Leopardi, nel giudicare La pietra lunare, si esprime attraverso alcuni frammenti dello Zibaldone, tutti relativi alla luna:

“UN UOMO TANTO MENO SARÀ GRANDE QUANTO PIÙ SARÀ DOMINATO DALLA RAGIONE; TUTTI QUELLI CHE POSSONO ESSER GRANDI NELLA POESIA E NELLE LETTERE DEVONO ESSER DOMINATI DALLE ILLUSIONI. (…)"

"MENTRE L’UOMO SI ALLONTANA DA QUELLA PUERIZIA IN CUI TUTTO È SINGOLARE E MERAVIGLIOSO, IN CUI L’IMMAGINAZIONE SEMBRA NON ABBIA CONFINI, ALLORA L’UOMO PERDE LA CAPACITÀ DI ESSER SEDOTTO, DIVENTA ARTIFICIOSO, CADE TRA LE BRANCHIE DELLA RAGIONE CHE GLI VA A RICERCARE TUTTI I SEGRETI DELLA REALTÀ. MA QUESTO SENNO E QUESTA ESPERIENZA SONO LA MORTE DELLA POESIA”.

Leopardi, questo lo sappiamo più o meno tutti, affermava che un poeta, per riscoprirsi tale, doveva tralasciare razionalità e freddezza calcolatrice per riscoprire il fascino dell'ignoto, dell'indefinito, della fantasia. Landolfi adotta proprio questo modo per risultare poetico.

Aggiungo un breve confronto fra Leopardi e Landolfi:

Il Leopardi poco più che ventenne, nell'idillio Alla luna, la definisce  "graziosa" e "diletta". E' in sintonia con lo stato d'animo del poeta, che sembra dialogare con lei. La luna risveglia, nell'animo del poeta, i ricordi del passato e le speranze verso il futuro.

Nella Pietra Lunare invece, la luna, nel corso del racconto, non è "umana" ma magica, misteriosa, dal momento che è legata alla comparsa di Gurù e di altre creature fantastiche che popolano le montagne di P.

1c) LANDOLFI E SLATAPER:

Visto che ci sono, aggiungo anche questa mia osservazione.
La luna nel Mio Carso, parte 1 pagina 25:

“E a mezzo mese, nell’ora in cui la
luna emerge dal lontano cespuglio e
si fa strada tra le nubi, candida e
limpida come un prato di giunchiglie
in mezzo al bosco, io mi sentivo
adagiato in una dolce diffusità
misteriosa, come in un tremor di

quieto sogno infinito”.

E' il mio passo preferito dell'opera di Scipio Slataper.
La luna, simile a un prato di giunchiglie, instilla nel giovanissimo Scipio sensazioni di dolcezza e di armonia con l'Universo.
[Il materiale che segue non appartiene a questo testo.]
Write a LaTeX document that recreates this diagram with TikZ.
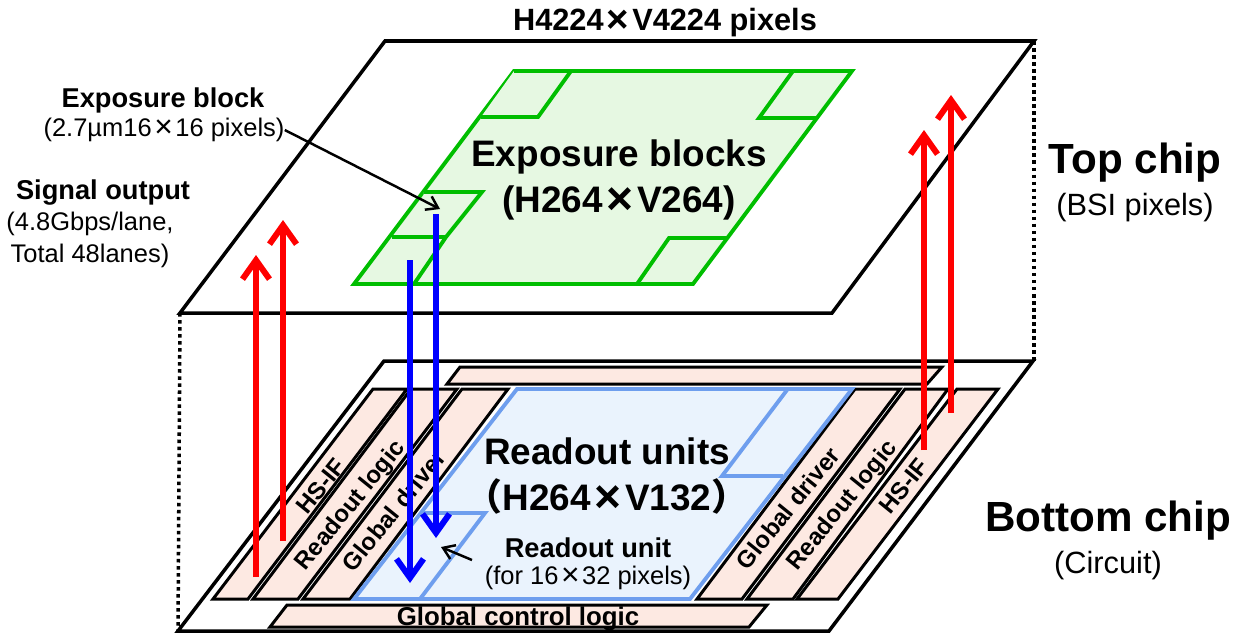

Però, se notate bene, traspare lievemente anche un senso di "piccolezza", di fragilità, come dimostra l'ultima parte: "in un tremor di quieto sogno infinito".

Slataper si sente parte di un mondo pieno di meraviglie ma, probabilmente come Ungaretti ("docile fibra dell'Universo", I Fiumi), si riscopre una fragile creatura.

Gurù e la luna, cap. 1 p.31:

“L’argento diffuso della luna non
voleva cedere alla giada dell’alba,
che pareva un più pallido e diafano
plenilunio, a oriente (...) Il tì ti
insistente d’una pernice si faceva
udire a dritta molto in alto (...) Gurù
si allontanava agilmente fra le
rocce, i suoi piedi di capra trovavano
con sicurezza la loro strada per
quel malagevole cammino;
scomparve un istante allo sguardo,
ricomparve più lontana, scomparve

ancora definitivamente”.


Gurù è un essere che, in piena notte, si trova perfettamente a suo agio fra i sentieri rocciosi, illuminati soltanto dalla luce lunare. E' una creatura che fa un tutt'uno con la natura montuosa, che è perfettamente a suo agio di notte, fra i colori e fra i suoni di un paesaggio naturale.


2) CESARE PAVESE:

E' un articolo del 1939 (la Pietra lunare era uscita due anni prima), in cui lo scrittore ed editore piemontese si rivolgeva direttamente a Landolfi:

" (...) il tuo motivo del caprone era il motivo del nesso tra l'uomo e il naturale-ferino. Di qua il tuo gusto per la preistoria, tempo in cui si intravede una promiscuità dell'uomo con la natura-belva."

Pavese dunque considerava un po' riduttivo catalogare il romanzo di Landolfi come esclusivamente fantastico.
E' un'opinione interessante la sua comunque.
Tra l'altro, ricordo che nel 1936, il regime fascista aveva censurato una poesia di Pavese intitolata "Il Dio caprone", ma non perché fosse blasfema, quanto piuttosto perché aveva dei contenuti sessuali espliciti.
La poesia di Pavese comunque iniziava con l'immagine di un giovane che ritornava in montagna dai parenti per le ferie estive, proprio come Giovancarlo all'inizio della vicenda.